President Obama is expected to sign the bill despite concerns raised by the President and other Democrats that the measure is a $25 billion tax on the middle class.

The 1099 provision would have raised $19 billion to help pay for health reform.

The provision would have required business owners, starting in 2012, to file a tax reporting document for all vendors from which they buy $600 worth of goods or services within a year.

The National Association of Insurance and Financial Advisors lauded the Senate decision. NAIFA also urged Congress as a next step to pass legislation that would exempt agent commissions from the medical loss ration of the healthcare reform bill, the Patient Protection and Affordable Care Act.

But, the bill’s chief Senate sponsor, Sen. Mike Johannes, R-Neb., cautioned in comments after the vote that repealing other provisions of the law may be an uphill climb.

In an interview with Politico, a political website, immediately after the vote, Sen. Johanns said, “This was a provision in the health care law that pretty quickly everybody agreed was foolish.”And yet we had over a dozen votes to get to this point.

“Can you imagine what kind of battle you would have on a key part of the health care bill?,” he added. “Once something becomes law in the federal government, it is very hard to amend it or tweak it unless there is unanimous agreement.”

The bill, H.R. 4, passed the Senate 87-12 after an effort by Democrats to strip the $25 billion measure failed, 41-58.

A bill passed by the Senate earlier this year called for paying for the $21.9 billion increase in the deficit through repeal of the provision by giving the Office of Management and Budget the ability to take away nearly $44 billion of discretionary budget authority – except from the Departments of Defense, Veterans Affairs and Social Security – to offset the loss from the 1099 repeal.

The House version, by contrast, would pay for the repeal by making consumers repay all of their insurance subsidies under the health care law once their income rises beyond 400% of the federal poverty line. House Democrats called that a tax increase on the middle class. And the administration agreed in a policy statement disclosed Tuesday night.

The revised legislation also repeals an additional Form 1099 information reporting requirement, imposed on owners of rental real estate.

In his statement, NAIFA President Terry Headley said the trade group “is happy with today’s Senate vote and commends the bipartisan effort in Congress to repeal the 1099 provision.”

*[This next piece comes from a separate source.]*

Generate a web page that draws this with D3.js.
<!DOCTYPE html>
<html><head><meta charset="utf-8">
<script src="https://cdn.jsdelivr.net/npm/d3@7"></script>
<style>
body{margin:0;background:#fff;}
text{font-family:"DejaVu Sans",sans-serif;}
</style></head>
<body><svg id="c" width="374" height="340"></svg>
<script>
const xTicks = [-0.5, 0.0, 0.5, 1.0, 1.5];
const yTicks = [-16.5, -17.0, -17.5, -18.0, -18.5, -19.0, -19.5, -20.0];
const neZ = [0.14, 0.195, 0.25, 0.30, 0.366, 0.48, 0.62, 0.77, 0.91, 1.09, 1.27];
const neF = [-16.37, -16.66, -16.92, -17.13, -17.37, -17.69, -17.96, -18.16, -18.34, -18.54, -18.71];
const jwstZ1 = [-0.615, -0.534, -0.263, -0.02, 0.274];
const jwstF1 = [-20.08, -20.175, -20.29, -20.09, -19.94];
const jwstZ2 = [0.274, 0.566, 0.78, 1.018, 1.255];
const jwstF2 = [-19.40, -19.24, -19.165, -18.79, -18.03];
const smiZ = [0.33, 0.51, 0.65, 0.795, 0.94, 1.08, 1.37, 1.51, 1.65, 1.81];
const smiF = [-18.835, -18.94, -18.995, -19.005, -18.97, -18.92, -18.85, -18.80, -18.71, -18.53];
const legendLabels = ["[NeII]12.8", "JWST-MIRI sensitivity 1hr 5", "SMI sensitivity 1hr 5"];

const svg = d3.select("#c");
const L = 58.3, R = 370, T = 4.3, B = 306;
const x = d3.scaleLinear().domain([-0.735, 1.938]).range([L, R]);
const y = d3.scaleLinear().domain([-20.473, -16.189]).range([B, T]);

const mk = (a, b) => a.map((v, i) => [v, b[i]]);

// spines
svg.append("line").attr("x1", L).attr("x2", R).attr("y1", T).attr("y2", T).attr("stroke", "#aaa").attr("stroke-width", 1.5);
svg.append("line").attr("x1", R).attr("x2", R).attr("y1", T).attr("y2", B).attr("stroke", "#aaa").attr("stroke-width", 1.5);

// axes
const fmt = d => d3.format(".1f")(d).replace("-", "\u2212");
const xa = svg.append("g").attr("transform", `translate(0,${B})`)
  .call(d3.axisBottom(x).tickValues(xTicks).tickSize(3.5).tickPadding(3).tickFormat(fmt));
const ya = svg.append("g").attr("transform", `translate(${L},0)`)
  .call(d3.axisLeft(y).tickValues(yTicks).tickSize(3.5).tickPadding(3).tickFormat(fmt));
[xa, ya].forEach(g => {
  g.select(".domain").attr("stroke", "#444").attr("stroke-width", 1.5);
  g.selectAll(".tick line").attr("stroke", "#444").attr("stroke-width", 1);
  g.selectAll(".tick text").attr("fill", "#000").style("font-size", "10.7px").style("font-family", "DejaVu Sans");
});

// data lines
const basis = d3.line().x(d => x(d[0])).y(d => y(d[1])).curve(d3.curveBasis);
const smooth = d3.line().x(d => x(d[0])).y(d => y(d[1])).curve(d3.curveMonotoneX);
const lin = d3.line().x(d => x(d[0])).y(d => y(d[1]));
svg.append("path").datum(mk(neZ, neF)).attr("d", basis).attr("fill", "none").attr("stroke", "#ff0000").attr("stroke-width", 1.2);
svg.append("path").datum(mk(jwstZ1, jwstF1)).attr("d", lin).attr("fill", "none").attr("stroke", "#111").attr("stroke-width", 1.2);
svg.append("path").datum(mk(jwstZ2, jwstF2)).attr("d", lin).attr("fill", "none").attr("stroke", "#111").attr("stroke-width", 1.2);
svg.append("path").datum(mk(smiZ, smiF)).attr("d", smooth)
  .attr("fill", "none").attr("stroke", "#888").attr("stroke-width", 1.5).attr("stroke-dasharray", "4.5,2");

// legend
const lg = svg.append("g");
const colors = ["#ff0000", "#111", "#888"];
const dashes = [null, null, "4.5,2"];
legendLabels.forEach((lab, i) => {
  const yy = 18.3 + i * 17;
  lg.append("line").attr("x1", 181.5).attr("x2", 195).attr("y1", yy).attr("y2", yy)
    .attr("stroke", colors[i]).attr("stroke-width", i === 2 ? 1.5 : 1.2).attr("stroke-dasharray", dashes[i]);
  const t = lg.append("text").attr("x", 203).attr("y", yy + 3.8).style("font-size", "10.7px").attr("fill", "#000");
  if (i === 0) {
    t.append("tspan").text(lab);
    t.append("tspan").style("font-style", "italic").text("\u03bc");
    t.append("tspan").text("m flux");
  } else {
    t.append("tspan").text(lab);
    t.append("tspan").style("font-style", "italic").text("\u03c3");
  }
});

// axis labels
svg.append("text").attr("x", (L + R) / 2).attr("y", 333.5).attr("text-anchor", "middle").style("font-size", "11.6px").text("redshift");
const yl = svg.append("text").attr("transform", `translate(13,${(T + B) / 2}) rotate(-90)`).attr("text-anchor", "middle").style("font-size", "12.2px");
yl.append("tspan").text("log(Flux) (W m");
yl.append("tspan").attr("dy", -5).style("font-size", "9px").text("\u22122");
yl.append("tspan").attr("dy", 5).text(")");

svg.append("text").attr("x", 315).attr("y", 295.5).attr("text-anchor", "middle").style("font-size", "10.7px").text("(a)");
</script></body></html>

He added it demonstrates that members from both sides of the aisle are able to come together to fix the parts of the PPACA that would hurt consumers and small business.

“Many NAIFA members are small business owners providing consumers with much-needed insurance and financial services in communities across America,” he said.

“The 1099 reporting rules would have required them to expend scarce time and resources on recordkeeping and paperwork rather than serving the needs of their middle-income clients,” Headley said.

But, he added, “Next, we would encourage Congress to consider the Rogers/Barrow legislation, H.R. 1206, which would remove agent commissions from the medical loss ratio calculation.”

He said the MLR provision “is another part of health reform that needs to be revisited in order to preserve consumer service.”

He added that many agents have seen commissions slashed by 50% or more. And they have had to curtail the customer services their individual and small-group clients have come to expect.